Member of the Chamber of Deputies
- In office 15 May 1912 – 15 May 1915
- Constituency: Antofagasta
- In office 15 May 1906 – 15 May 1909
- Constituency: Antofagasta, Taltal and Tocopilla

Personal details
- Born: 3 December 1860 Constitución, Chile
- Died: Unknown
- Party: Liberal Democratic Party
- Education: University of Chile
- Profession: Lawyer

= Primitivo Líbano =

Chilean politician (1860–)

Primitivo Líbano Letelier (3 December 1860 – ?) was a Chilean politician and lawyer who served as a member of the Chamber of Deputies of Chile.

A member of the Liberal Democratic Party, he represented Antofagasta, Taltal and Tocopilla from 1906 to 1909, serving on the Permanent Commission of Public Works. He returned to the Chamber for the 1912–1915 period representing Antofagasta and continued as a member of the same commission.
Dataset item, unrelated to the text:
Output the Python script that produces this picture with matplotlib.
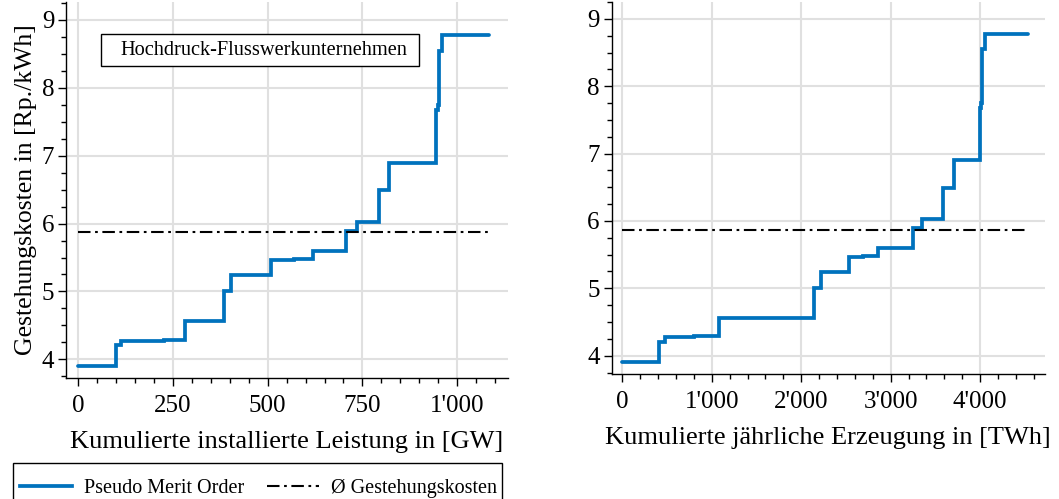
import matplotlib
matplotlib.use("Agg")
import matplotlib.pyplot as plt
from matplotlib.ticker import MultipleLocator, FuncFormatter
from matplotlib.lines import Line2D
from matplotlib.patches import Rectangle
import numpy as np

# --- data -------------------------------------------------------------
costs = [3.90, 4.21, 4.27, 4.29, 4.56, 5.00, 5.24, 5.47, 5.48, 5.60,
         5.89, 6.03, 6.49, 6.90, 7.67, 7.75, 8.55, 8.78]
cum_gw = [101, 113, 226, 281, 386, 404, 509, 569, 620, 707,
          735, 795, 821, 945, 949, 953, 960, 1085]
cum_twh = [414, 477, 801, 1085, 2144, 2218, 2539, 2695, 2863, 3254,
           3348, 3590, 3702, 3993, 4012, 4025, 4056, 4530]
avg_cost = 5.87

title_box = "Hochdruck-Flusswerkunternehmen"
ylabel = "Gestehungskosten in [Rp./kWh]"
xlabel_left = "Kumulierte installierte Leistung in [GW]"
xlabel_right = "Kumulierte jährliche Erzeugung in [TWh]"
legend_labels = ["Pseudo Merit Order", "Ø Gestehungskosten"]

# --- style ------------------------------------------------------------
plt.rcParams['font.family'] = ['Liberation Serif', 'DejaVu Serif']
blue = "#0072BD"

fig = plt.figure(figsize=(10.59, 4.99), dpi=100)
ax1 = fig.add_axes([0.0623, 0.2425, 0.4174, 0.7535])
ax2 = fig.add_axes([0.5776, 0.2505, 0.4092, 0.7455])


def fmt(v, pos):
    return f"{int(round(v)):,}".replace(",", "'")


def step_xy(ends):
    xs = [0]
    ys = [costs[0]]
    for i, e in enumerate(ends):
        xs.append(e)
        ys.append(costs[i])
        if i + 1 < len(costs):
            xs.append(e)
            ys.append(costs[i + 1])
    return xs, ys


DASH = (6, 2.2, 1.3, 2.2)

for ax, ends, xlim, ylim, major, minor, xl in [
    (ax1, cum_gw, (-32, 1134), (3.725, 9.265), 250, 50, xlabel_left),
    (ax2, cum_twh, (-119, 4725), (3.728, 9.25), 1000, 200, xlabel_right),
]:
    xs, ys = step_xy(ends)
    ax.plot(xs, ys, color=blue, lw=2.7, solid_capstyle='round',
            solid_joinstyle='miter', zorder=3)
    ax.plot([0, ends[-1]], [avg_cost, avg_cost], color='black', lw=1.5,
            dashes=DASH, zorder=4)
    ax.set_xlim(*xlim)
    ax.set_ylim(*ylim)
    ax.xaxis.set_major_locator(MultipleLocator(major))
    ax.xaxis.set_minor_locator(MultipleLocator(minor))
    ax.yaxis.set_major_locator(MultipleLocator(1))
    ax.yaxis.set_minor_locator(MultipleLocator(0.25))
    ax.xaxis.set_major_formatter(FuncFormatter(fmt))
    ax.grid(True, which='major', color='#e0e0e0', lw=1.5, zorder=0)
    ax.set_axisbelow(True)
    for s in ['top', 'right']:
        ax.spines[s].set_visible(False)
    for s in ['left', 'bottom']:
        ax.spines[s].set_linewidth(1.0)
    ax.tick_params(which='major', direction='out', length=5.5, width=1,
                   labelsize=18, pad=3, colors='black')
    ax.tick_params(axis='x', which='major', pad=7)
    ax.tick_params(which='minor', direction='out', length=3.5, width=1)
    ax.set_xlabel(xl, fontsize=19, labelpad=10)

ax1.set_ylabel(ylabel, fontsize=18.5, labelpad=3.5)

ax1.add_patch(Rectangle((0.0785, 0.830), 0.7201, 0.085, transform=ax1.transAxes,
                        fc='white', ec='black', lw=1.0, zorder=5))
ax1.text(0.447, 0.872, title_box, transform=ax1.transAxes, fontsize=14.7,
         ha='center', va='center', zorder=6)

# legend frame drawn separately (extends past bottom edge as in reference)
fig.patches.append(Rectangle((12.7 / 1059, -0.01), 0.462, 0.0821,
                             transform=fig.transFigure, fc='white',
                             ec='black', lw=1.0, zorder=1))
handles = [Line2D([], [], color=blue, lw=2.7),
           Line2D([], [], color='black', lw=1.5, dashes=DASH)]
leg = fig.legend(handles, legend_labels, loc='lower left',
                 bbox_to_anchor=(14 / 1059, -0.010), ncol=2, fontsize=14.5,
                 frameon=False, handlelength=2.6, columnspacing=1.1,
                 borderpad=0.3, handletextpad=0.6, borderaxespad=0)
leg.set_zorder(3)

fig.savefig("out.png", dpi=100)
Líbano was born in Constitución on 3 December 1860, the son of Marcelo de Líbano and Domitila Letelier. He studied first with the French Fathers and later with the Jesuits. He subsequently studied law at the University of the State, later known as the University of Chile, and qualified as a lawyer on 27 March 1883.
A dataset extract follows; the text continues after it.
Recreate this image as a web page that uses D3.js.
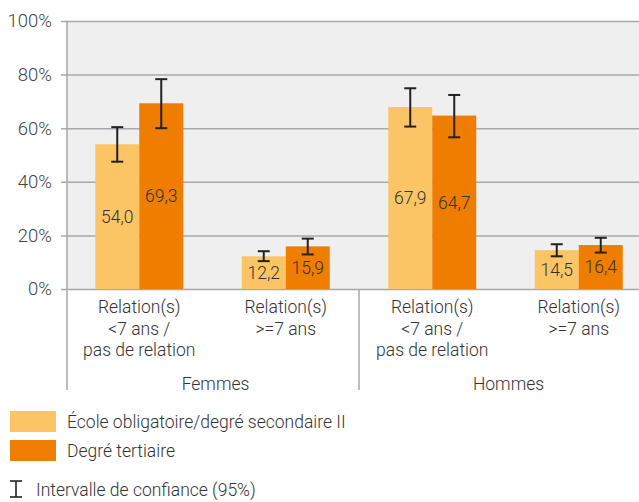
<!DOCTYPE html>
<html><head><meta charset="utf-8">
<script src="https://cdn.jsdelivr.net/npm/d3@7"></script>
<style>
body{margin:0;background:#fff;}
text{font-family:Roboto,"Noto Sans",sans-serif;font-weight:300;}
</style></head>
<body><svg id="c" width="639" height="502"></svg>
<script>
const groups = ["Femmes","Hommes"];
const categories = ["F1","F2","H1","H2"];
const categoryLabels = [["Relation(s)","<7 ans /","pas de relation"],["Relation(s)",">=7 ans"],["Relation(s)","<7 ans /","pas de relation"],["Relation(s)",">=7 ans"]];
const categoryGroup = ["Femmes","Femmes","Hommes","Hommes"];
const series = ["École obligatoire/degré secondaire II","Degré tertiaire"];
const secondaire = [54.0, 12.2, 67.9, 14.5];
const secondaireLow = [47.5, 10.4, 60.6, 12.2];
const secondaireHigh = [60.4, 14.1, 74.9, 16.7];
const tertiaire = [69.3, 15.9, 64.7, 16.4];
const tertiaireLow = [60.0, 12.9, 56.6, 13.6];
const tertiaireHigh = [78.3, 18.8, 72.4, 19.1];
const yTicks = [0,20,40,60,80,100];
const ciLabel = "Intervalle de confiance (95%)";
const colors = ["#FBC566","#EF7D00"];

(function(){
const svg = d3.select("#c");
const pl = 66, pr = 652, pt = 21, pb = 289;
const x = d3.scaleBand().domain(categories).range([pl,pr]).paddingInner(0).paddingOuter(0);
const xs = d3.scaleBand().domain([0,1]).range([0,88]);
const y = d3.scaleLinear().domain([0,100]).range([pb,pt]);

svg.append("rect").attr("x",pl).attr("y",pt).attr("width",pr-pl).attr("height",pb-pt).attr("fill","#efefef");

const yAxis = d3.axisLeft(y).tickValues(yTicks).tickFormat(d=>d+"%").tickSize(-(pr-pl)).tickPadding(14);
const ga = svg.append("g").attr("transform",`translate(${pl},0)`).call(yAxis);
ga.select(".domain").remove();
ga.selectAll(".tick line").attr("stroke","#a8a8a8").attr("stroke-width",1.5).attr("x1",-5);
ga.selectAll(".tick text").attr("font-size",18.5).attr("fill","#444").attr("font-family","Roboto").attr("font-weight",300);

svg.append("line").attr("x1",pl+1).attr("x2",pl+1).attr("y1",pt).attr("y2",390).attr("stroke","#a8a8a8").attr("stroke-width",1.5);
svg.append("line").attr("x1",x("H1")).attr("x2",x("H1")).attr("y1",pb).attr("y2",390).attr("stroke","#a8a8a8").attr("stroke-width",1.5);

const data = categories.map((c,i)=>[
  {c,s:0,v:secondaire[i],lo:secondaireLow[i],hi:secondaireHigh[i]},
  {c,s:1,v:tertiaire[i],lo:tertiaireLow[i],hi:tertiaireHigh[i]}
]).flat();

const bx = d => x(d.c) + (x.bandwidth()-88)/2 + xs(d.s);
svg.selectAll("rect.bar").data(data).join("rect").attr("class","bar")
  .attr("x",bx).attr("width",xs.bandwidth()).attr("y",d=>y(d.v)).attr("height",d=>y(0)-y(d.v))
  .attr("fill",d=>colors[d.s]);

const eb = svg.selectAll("g.eb").data(data).join("g").attr("class","eb")
  .attr("stroke","#222").attr("stroke-width",2);
eb.append("line").attr("x1",d=>bx(d)+22).attr("x2",d=>bx(d)+22).attr("y1",d=>y(d.lo)).attr("y2",d=>y(d.hi));
eb.append("line").attr("x1",d=>bx(d)+16).attr("x2",d=>bx(d)+28).attr("y1",d=>y(d.lo)).attr("y2",d=>y(d.lo));
eb.append("line").attr("x1",d=>bx(d)+16).attr("x2",d=>bx(d)+28).attr("y1",d=>y(d.hi)).attr("y2",d=>y(d.hi));

svg.selectAll("text.val").data(data).join("text").attr("class","val")
  .attr("x",d=>bx(d)+22).attr("y",d=>(y(d.v)+y(0))/2).attr("dy","0.36em")
  .attr("text-anchor","middle").attr("font-size",17.5).attr("fill","#333")
  .text(d=>d3.format(".1f")(d.v).replace(".",","));

categories.forEach((c,i)=>{
  const t = svg.append("text").attr("text-anchor","middle").attr("font-size",17.5).attr("fill","#333");
  categoryLabels[i].forEach((l,j)=>{
    t.append("tspan").attr("x",x(c)+x.bandwidth()/2).attr("y",313+j*21.5).text(l);
  });
});
groups.forEach(g=>{
  const cs = categories.filter((c,i)=>categoryGroup[i]===g);
  const cx = (x(cs[0]) + x(cs[cs.length-1]) + x.bandwidth())/2 + 3;
  svg.append("text").attr("x",cx).attr("y",390).attr("text-anchor","middle").attr("font-size",17.5).attr("fill","#333").text(g);
});

series.forEach((s,i)=>{
  svg.append("rect").attr("x",10).attr("y",411+i*29).attr("width",46).attr("height",21).attr("fill",colors[i]);
  svg.append("text").attr("x",67).attr("y",421.5+i*29).attr("dy","0.36em").attr("font-size",17.5).attr("fill","#333").text(s);
});
const ci = svg.append("g").attr("stroke","#222").attr("stroke-width",1.6);
ci.append("line").attr("x1",16).attr("x2",16).attr("y1",481).attr("y2",497);
ci.append("line").attr("x1",10).attr("x2",22).attr("y1",481).attr("y2",481);
ci.append("line").attr("x1",10).attr("x2",22).attr("y1",497).attr("y2",497);
svg.append("text").attr("x",36).attr("y",490).attr("dy","0.36em").attr("font-size",17.5).attr("fill","#333").text(ciLabel);
})();
</script></body></html>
In 1886, he represented Constitución at the Liberal Convention held in Valparaíso that nominated José Manuel Balmaceda as its presidential candidate, and later served as a presidential elector. In 1891, he represented Osorno at the convention that nominated Claudio Vicuña.
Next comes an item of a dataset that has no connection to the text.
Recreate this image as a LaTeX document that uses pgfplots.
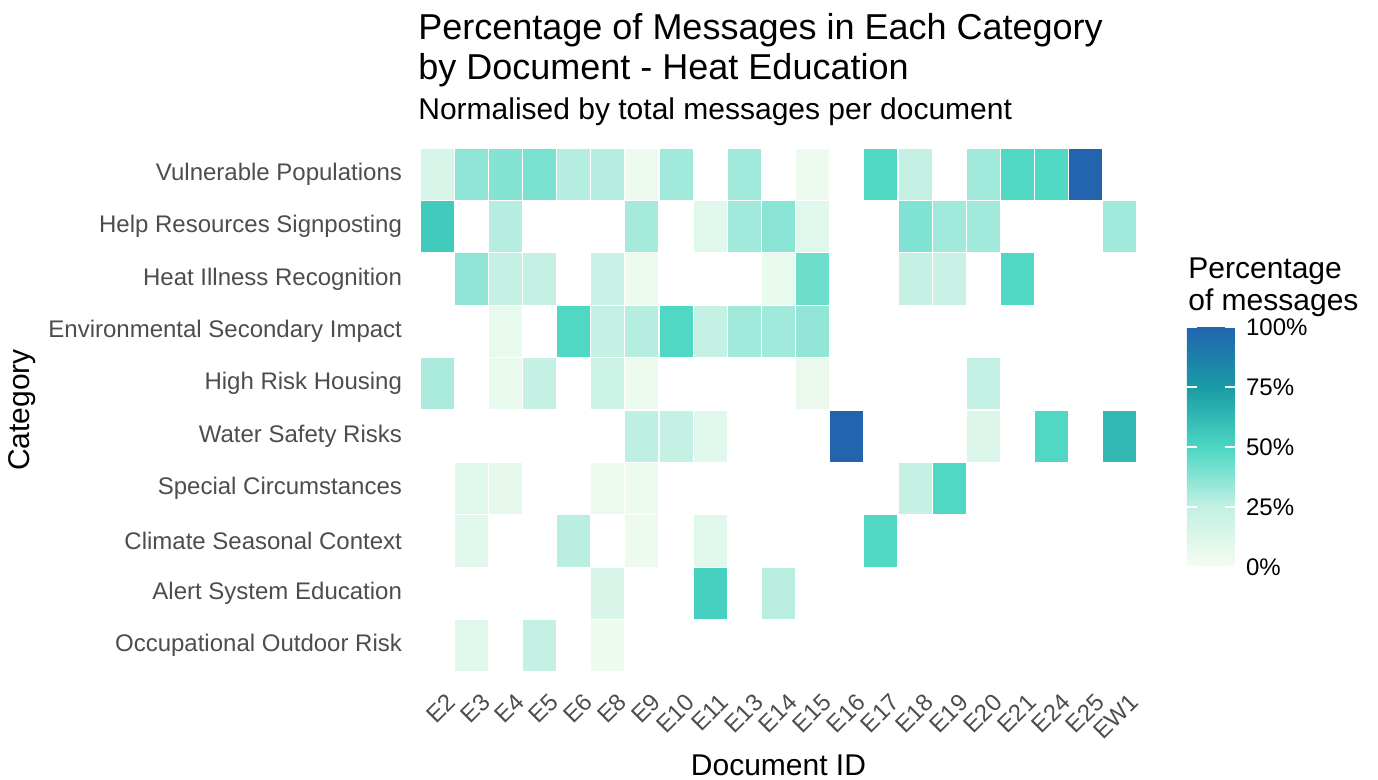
\documentclass[border=0pt]{standalone}
\usepackage{pgfplots}
\pgfplotsset{compat=1.18}
\usepackage{pgfplotstable}
\usepackage{fontspec}
\setmainfont{Liberation Sans}
\definecolor{axtext}{RGB}{77,77,77}

\pgfdeclareplotmark{cell}{%
  \pgfpathrectangle{\pgfpoint{-8.536pt}{-13.1pt}}{\pgfpoint{17.071pt}{26.2pt}}%
  \pgfusepathqfillstroke}

% x: 0=E2 1=E3 2=E4 3=E5 4=E6 5=E8 6=E9 7=E10 8=E11 9=E13 10=E14 11=E15
%    12=E16 13=E17 14=E18 15=E19 16=E20 17=E21 18=E24 19=E25 20=EW1
% y: 10=Vulnerable ... 1=Occupational
\pgfplotstableread{
x y v
0 10 15
1 10 36
2 10 38
3 10 40
4 10 28
5 10 28
6 10 5
7 10 32
9 10 32
11 10 5
13 10 49
14 10 24
16 10 32
17 10 49
18 10 49
19 10 100
0 9 55
2 9 28
6 9 31
8 9 11
9 9 32
10 9 37
11 9 11
14 9 39
15 9 32
16 9 32
20 9 32
1 8 36
2 8 24
3 8 24
5 8 22
6 8 5
10 8 7
11 8 43
14 8 24
15 8 22
17 8 49
2 7 7
4 7 49
5 7 24
6 7 28
7 7 49
8 7 24
9 7 32
10 7 32
11 7 35
0 6 30
2 6 7
3 6 24
5 6 20
6 6 5
11 6 6
16 6 25
6 5 26
7 5 24
8 5 11
12 5 100
16 5 13
18 5 49
20 5 63
1 4 11
2 4 8
5 4 5
6 4 5
14 4 24
15 4 49
1 3 11
4 3 27
6 3 5
8 3 11
13 3 49
5 2 15
8 2 53
10 2 27
1 1 11
3 1 24
5 1 5
}\cells

\begin{document}
\begin{tikzpicture}
\useasboundingbox (-210pt,-54pt) rectangle (479pt,336pt);
\begin{axis}[
  at={(0,0)}, anchor=south west,
  scale only axis, width=358.5pt, height=262pt,
  xmin=-0.5, xmax=20.5, ymin=0.5, ymax=10.5,
  axis line style={draw=none},
  major tick length=0pt,
  tick style={draw=none},
  xtick={0,...,20},
  xticklabels={E2,E3,E4,E5,E6,E8,E9,E10,E11,E13,E14,E15,E16,E17,E18,E19,E20,E21,E24,E25,EW1},
  ytick={1,...,10},
  yticklabels={Occupational Outdoor Risk,Alert System Education,Climate Seasonal Context,Special Circumstances,Water Safety Risks,High Risk Housing,Environmental Secondary Impact,Heat Illness Recognition,Help Resources Signposting,Vulnerable Populations},
  xticklabel style={rotate=45, anchor=north east, font=\fontsize{12}{14}\selectfont, text=axtext, inner sep=1pt, yshift=-9pt, xshift=-3pt},
  yticklabel style={font=\fontsize{12}{14}\selectfont, text=axtext, xshift=-5.5pt},
  xlabel={Document ID},
  ylabel={Category},
  xlabel style={font=\fontsize{15}{17}\selectfont, at={(axis description cs:0.5,-0.197)}, anchor=base},
  ylabel style={font=\fontsize{15}{17}\selectfont, at={(axis description cs:-0.555,0.5)}, anchor=center},
  colormap={heat}{rgb255=(247,252,240) rgb255=(195,240,228) rgb255=(75,215,195) rgb255=(25,155,165) rgb255=(35,100,175)},
  point meta=explicit,
  point meta min=0, point meta max=100,
  colorbar,
  colorbar/width=24pt,
  colorbar shift/.style={xshift=25pt, yshift=-89.5pt},
  colorbar style={
    at={(parent axis.north east)}, anchor=north west,
    scale only axis, height=120pt,
    axis line style={draw=none},
    ytick={0,25,50,75,100},
    yticklabels={0\%,25\%,50\%,75\%,100\%},
    yticklabel style={font=\fontsize{12}{14}\selectfont, text=black, xshift=2pt},
    tick pos=both, ytick pos=both, yticklabel pos=right,
    tick align=inside, major tick length=5pt,
    ytick style={draw=white, line width=0.7pt},
    title={Percentage\\of messages},
    title style={font=\fontsize{15}{16}\selectfont, align=left, anchor=south west, at={(0,1)}, inner sep=0pt, xshift=0.5pt, yshift=-1pt},
  },
]
\addplot[scatter, only marks, mark=cell, line width=0.6pt,
  scatter/use mapped color={draw=white, fill=mapped color}]
  table[x=x, y=y, meta=v] {\cells};
\end{axis}
\node[anchor=base west, inner sep=0pt, font=\fontsize{18}{20}\selectfont] at (-1pt,316pt) {Percentage of Messages in Each Category};
\node[anchor=base west, inner sep=0pt, font=\fontsize{18}{20}\selectfont] at (-1pt,296pt) {by Document - Heat Education};
\node[anchor=base west, inner sep=0pt, font=\fontsize{15}{17}\selectfont] at (-1pt,276pt) {Normalised by total messages per document};
\end{tikzpicture}
\end{document}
Líbano served as secretary of the Court of Letters of Osorno in 1890 and was appointed judge of the same department in 1891. After losing his judicial position following the political events of the Chilean Civil War of 1891, he returned to Constitución, where he practiced law and taught Spanish and French at the local secondary school for six years. In 1898 and 1899, he served as a substitute judge in Vallenar and Iquique, before settling in Antofagasta to practice law.

He was an active figure in the Liberal Democratic Party in northern Chile. In Antofagasta, he served as president of the party and later as its honorary president. In 1907, he was elected secretary-general of the Liberal Democratic Party.